I will immediately offer full disclosure and state that I am not an American nor a USAir pilot. I am, however, a 17 year veteran of the industry, and have been with United for a little over a year. I was hired just prior to the SLI announcement, and I did not have a dog in that fight anymore than I have one in the USAir/AMR one.
That said, my late father was an attorney and an arbitrator/mediator, and we discussed his work extensively, so I have a bit of a deeper understanding of the way the process works than most, and one thing I get really tired of hearing is the accusations of the arbitrators being "bought off" by one side or the other. In truth, that just doesn't happen.

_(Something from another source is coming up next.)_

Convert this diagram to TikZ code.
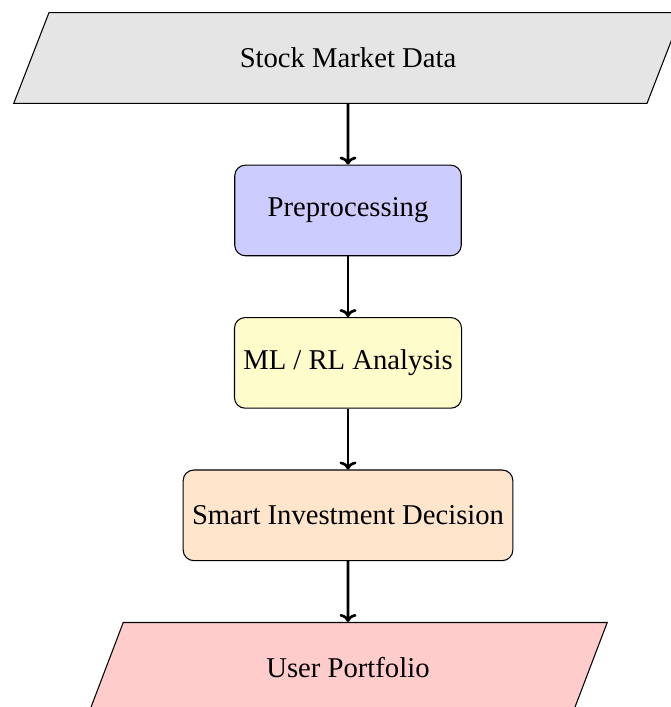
\documentclass[tikz,border=0pt]{standalone}
\usepackage{fontspec}
\setmainfont{Liberation Serif}
\usetikzlibrary{shapes.geometric, positioning, arrows.meta}

\begin{document}
\begin{tikzpicture}[node distance=0.805cm, font=\fontsize{10.8}{13}\selectfont,
    io/.style={trapezium, trapezium left angle=70, trapezium right angle=110,
        trapezium stretches=true, draw, minimum height=1.2cm, text centered},
    process/.style={rectangle, rounded corners, draw, minimum width=3cm,
        minimum height=1.2cm, text centered},
    arrow/.style={line width=1pt, -{To[width=6.4pt, length=3pt]}}]

    \useasboundingbox (0,0) rectangle (8.887,-9.364);

    % Stages of the pipeline
    \node[io, fill=gray!20, minimum width=8.887cm] (data) at (4.609,-0.768) {Stock Market Data};
    \node[process, fill=blue!20, below=of data] (prep) {Preprocessing};
    \node[process, fill=yellow!20, below=of prep] (ml) {ML / RL Analysis};
    \node[process, fill=orange!20, below=of ml] (decision) {Smart Investment Decision};
    \node[io, fill=red!20, minimum width=6.88cm, below=of decision] (portfolio) {User Portfolio};

    % Arrows between stages
    \draw[arrow] (data) -- (prep);
    \draw[arrow] (prep) -- (ml);
    \draw[arrow] (ml) -- (decision);
    \draw[arrow] (decision) -- (portfolio);

\end{tikzpicture}
\end{document}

That said, as the US/AMR SLI process unfolds, I'd like to offer the following concept.
Instead of arguing the SLI merits in front of a single group of 3 or 5 arbitrators, go ahead and pay the money to argue the case in front of 4
separate sets of 3 or 5 panel arbitrators. Each would act as though they are deciding the case.

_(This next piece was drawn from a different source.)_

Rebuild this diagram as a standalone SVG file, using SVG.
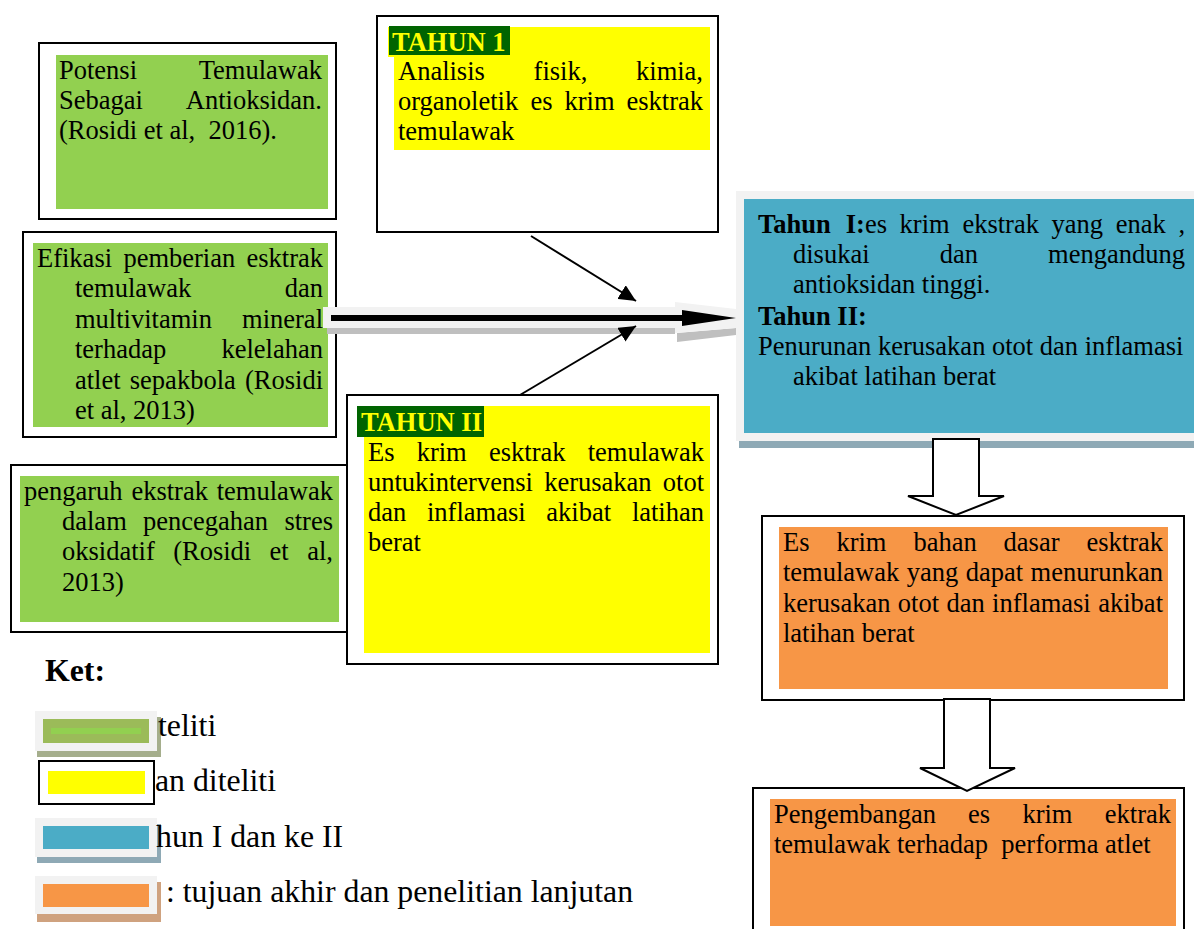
<svg xmlns="http://www.w3.org/2000/svg" width="1194" height="929" viewBox="0 0 1194 929">
<style>
.t{font-family:"Liberation Serif","Times New Roman",serif;font-size:26.5px;fill:#000}
.b{font-weight:bold}
.e{text-anchor:end}
.lg{font-size:31.8px}
.frame{fill:#fff;stroke:#000;stroke-width:2}
.green{fill:#92D050}
.yellow{fill:#FFFF00}
.orange{fill:#F79646}
.blue{fill:#4BACC6}
.hl{fill:#006400}
.hlt{fill:#FFFF00;font-weight:bold}
.light{fill:#F2F2F2}
.thin{stroke:#000;stroke-width:2;fill:none}
.block{fill:#fff;stroke:#000;stroke-width:2;stroke-linejoin:miter}
</style>
<defs>
<marker id="ah" markerUnits="userSpaceOnUse" markerWidth="18" markerHeight="16" refX="17" refY="8" orient="auto" viewBox="0 0 18 16"><path d="M0,0 L17,8 L0,16 z" fill="#000"/></marker>
</defs>
<rect width="1194" height="929" fill="#fff"/>

<g id="node-potensi">
<rect class="frame" x="39" y="43" width="297" height="176"/>
<rect class="green" x="56" y="55" width="272" height="154"/>
<text class="t" x="59" y="79">Potensi</text>
<text class="t e" x="322" y="79">Temulawak</text>
<text class="t" x="59" y="109">Sebagai</text>
<text class="t e" x="322" y="109">Antioksidan.</text>
<text class="t" x="59" y="139" xml:space="preserve">(Rosidi et al,  2016).</text>
</g>

<g id="node-efikasi">
<rect class="frame" x="23" y="232" width="313" height="205"/>
<rect class="green" x="33" y="243" width="295" height="184"/>
<text class="t" x="37" y="267">Efikasi</text>
<text class="t" x="123.4" y="267">pemberian</text>
<text class="t e" x="323" y="267">esktrak</text>
<text class="t" x="75" y="297">temulawak</text>
<text class="t e" x="323" y="297">dan</text>
<text class="t" x="75" y="328">multivitamin</text>
<text class="t e" x="323" y="328">mineral</text>
<text class="t" x="75" y="358">terhadap</text>
<text class="t e" x="323" y="358">kelelahan</text>
<text class="t" x="75" y="389">atlet</text>
<text class="t" x="129.8" y="389">sepakbola</text>
<text class="t e" x="323" y="389">(Rosidi</text>
<text class="t" x="75" y="419">et al, 2013)</text>
</g>

<g id="node-pengaruh">
<rect class="frame" x="11" y="465" width="336" height="167"/>
<rect class="green" x="20" y="476" width="319" height="146"/>
<text class="t" x="24" y="500">pengaruh</text>
<text class="t" x="131.4" y="500">ekstrak</text>
<text class="t e" x="333" y="500">temulawak</text>
<text class="t" x="62" y="530">dalam</text>
<text class="t" x="143" y="530">pencegahan</text>
<text class="t e" x="333" y="530">stres</text>
<text class="t" x="62" y="560">oksidatif</text>
<text class="t" x="173.2" y="560">(Rosidi</text>
<text class="t" x="269.6" y="560">et</text>
<text class="t e" x="333" y="560">al,</text>
<text class="t" x="62" y="591">2013)</text>
</g>

<g id="node-tahun1">
<rect class="frame" x="377" y="16" width="341" height="216"/>
<rect class="yellow" x="388" y="27" width="322" height="30"/>
<rect class="yellow" x="394" y="27" width="316" height="123"/>
<rect class="hl" x="389" y="26" width="121" height="29"/>
<text class="t hlt" x="392" y="51">TAHUN 1</text>
<text class="t" x="398" y="80">Analisis</text>
<text class="t" x="533.6" y="80">fisik,</text>
<text class="t e" x="703" y="80">kimia,</text>
<text class="t" x="398" y="110">organoletik</text>
<text class="t" x="530.6" y="110">es</text>
<text class="t" x="564.5" y="110">krim</text>
<text class="t e" x="703" y="110">esktrak</text>
<text class="t" x="398" y="140">temulawak</text>
</g>

<g id="node-tahun2">
<rect class="frame" x="347" y="395" width="371" height="269"/>
<rect class="yellow" x="364" y="406" width="346" height="247"/>
<rect class="hl" x="357" y="406" width="127" height="31"/>
<text class="t hlt" x="361" y="431">TAHUN II</text>
<text class="t" x="368" y="461">Es</text>
<text class="t" x="416.7" y="461">krim</text>
<text class="t" x="489" y="461">esktrak</text>
<text class="t e" x="704" y="461">temulawak</text>
<text class="t" x="368" y="491">untukintervensi</text>
<text class="t" x="544.2" y="491">kerusakan</text>
<text class="t e" x="704" y="491">otot</text>
<text class="t" x="368" y="521">dan</text>
<text class="t" x="427" y="521">inflamasi</text>
<text class="t" x="546.3" y="521">akibat</text>
<text class="t e" x="704" y="521">latihan</text>
<text class="t" x="368" y="551">berat</text>
</g>

<g id="node-hasil">
<rect x="739" y="197" width="455" height="251" fill="#8EA9B5"/>
<rect class="light" x="736" y="191" width="458" height="250"/>
<rect class="blue" x="744" y="199" width="450" height="234"/>
<text class="t b" x="758" y="233">Tahun</text>
<text class="t" x="845.8" y="233"><tspan class="b">I:</tspan>es</text>
<text class="t" x="899.6" y="233">krim</text>
<text class="t" x="962.4" y="233">ekstrak</text>
<text class="t" x="1051.6" y="233">yang</text>
<text class="t" x="1115.7" y="233">enak</text>
<text class="t e" x="1185" y="233">,</text>
<text class="t" x="793" y="263">disukai</text>
<text class="t" x="939.7" y="263">dan</text>
<text class="t e" x="1185" y="263">mengandung</text>
<text class="t" x="793" y="293">antioksidan tinggi.</text>
<text class="t b" x="758" y="325">Tahun II:</text>
<text class="t" x="758" y="355">Penurunan kerusakan otot dan inflamasi</text>
<text class="t" x="793" y="385">akibat latihan berat</text>
</g>

<g id="node-tujuan">
<rect class="frame" x="762" y="516" width="422" height="184"/>
<rect class="orange" x="779" y="527" width="389" height="162"/>
<text class="t" x="783" y="551">Es</text>
<text class="t" x="836.4" y="551">krim</text>
<text class="t" x="913.4" y="551">bahan</text>
<text class="t" x="1003.6" y="551">dasar</text>
<text class="t e" x="1163" y="551">esktrak</text>
<text class="t" x="783" y="581">temulawak</text>
<text class="t" x="906.7" y="581">yang</text>
<text class="t" x="965.7" y="581">dapat</text>
<text class="t e" x="1163" y="581">menurunkan</text>
<text class="t" x="783" y="612">kerusakan</text>
<text class="t" x="897.8" y="612">otot</text>
<text class="t" x="946.4" y="612">dan</text>
<text class="t" x="992.1" y="612">inflamasi</text>
<text class="t e" x="1163" y="612">akibat</text>
<text class="t" x="783" y="642">latihan berat</text>
</g>

<g id="node-pengembangan">
<rect class="frame" x="753" y="788" width="431" height="160"/>
<rect class="orange" x="770" y="799" width="406" height="127"/>
<text class="t" x="774" y="823">Pengembangan</text>
<text class="t" x="968.1" y="823">es</text>
<text class="t" x="1022.4" y="823">krim</text>
<text class="t e" x="1171" y="823">ektrak</text>
<text class="t" x="774" y="853" xml:space="preserve">temulawak terhadap  performa atlet</text>
</g>

<g id="connectors">
<rect x="327" y="328" width="348" height="6" fill="#BFBFBF"/>
<polygon points="677,333 736,328 736,335 677,342" fill="#BFBFBF"/>
<polygon class="light" points="323,307 675,307 675,302 736,309 736,328 675,333 675,328 323,328"/>
<line x1="331" y1="318" x2="684" y2="318" stroke="#000" stroke-width="6"/>
<polygon points="682,310 736,318 682,326" fill="#000"/>
<line class="thin" x1="531" y1="236" x2="636" y2="301" marker-end="url(#ah)"/>
<line class="thin" x1="520" y1="395" x2="636" y2="326" marker-end="url(#ah)"/>
<polygon class="block" points="933,439 979,439 979,496 1004,496 956,515 908,496 933,496"/>
<polygon class="block" points="944,699 990,699 990,768 1015,768 967,791 920,768 944,768"/>
</g>

<g id="legend">
<text class="t b lg" x="45" y="681">Ket:</text>
<rect x="37" y="717" width="124" height="40" fill="#A5AE8C"/>
<rect class="light" x="35" y="711" width="122" height="40"/>
<rect x="43" y="719" width="106" height="24" fill="#9BBB59"/>
<rect class="green" x="51" y="728" width="90" height="6"/>
<text class="t lg" x="158" y="736">teliti</text>
<rect class="frame" x="39" y="761" width="115" height="43"/>
<rect class="yellow" x="48" y="771" width="97" height="23"/>
<text class="t lg" x="155" y="791">an diteliti</text>
<rect x="37" y="824" width="124" height="39" fill="#8EA9B5"/>
<rect class="light" x="35" y="818" width="122" height="39"/>
<rect class="blue" x="43" y="826" width="106" height="23"/>
<text class="t lg" x="156" y="847">hun I dan ke II</text>
<rect x="37" y="882" width="124" height="40" fill="#CFA27F"/>
<rect class="light" x="35" y="876" width="122" height="38"/>
<rect class="orange" x="43" y="884" width="106" height="23"/>
<text class="t lg" x="166" y="902">: tujuan akhir dan penelitian lanjutan</text>
</g>
</svg>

Once the arguments are complete, each panel will go into deliberations and decide the case as they see fit.
When all 4 groups have completed their work, one will randomly be selected as the the final decision, and they will present it as such. Once the decision is rendered, the remaining panels will present their own decisions.
The point is this: the chances are that
all 4 panels will render decisions that are either the same or very nearly so. This should--
in theory--alleviate concerns of the non-existent "buy off," and demonstrate that the appropriate law (and case law) will have been applied equally, fairly, and properly.
It's just food for thought, and it will not eliminate the crazy conspiracy theories that will inevitably come up, but it will help all parties to provide the most focused arguments they can, while at the same time providing some reassurance that, under the law and
NOT UNDER THE CLOUD OF EMOTION, nobody is getting an unfair deal.
I'm not planning on doing a lot of responding to the replies to this thread. I'm simply using it as a conversation starter for something outside the box, a new tool that might be used in this and future mergers.
Ladies and gentlemen....start your engines!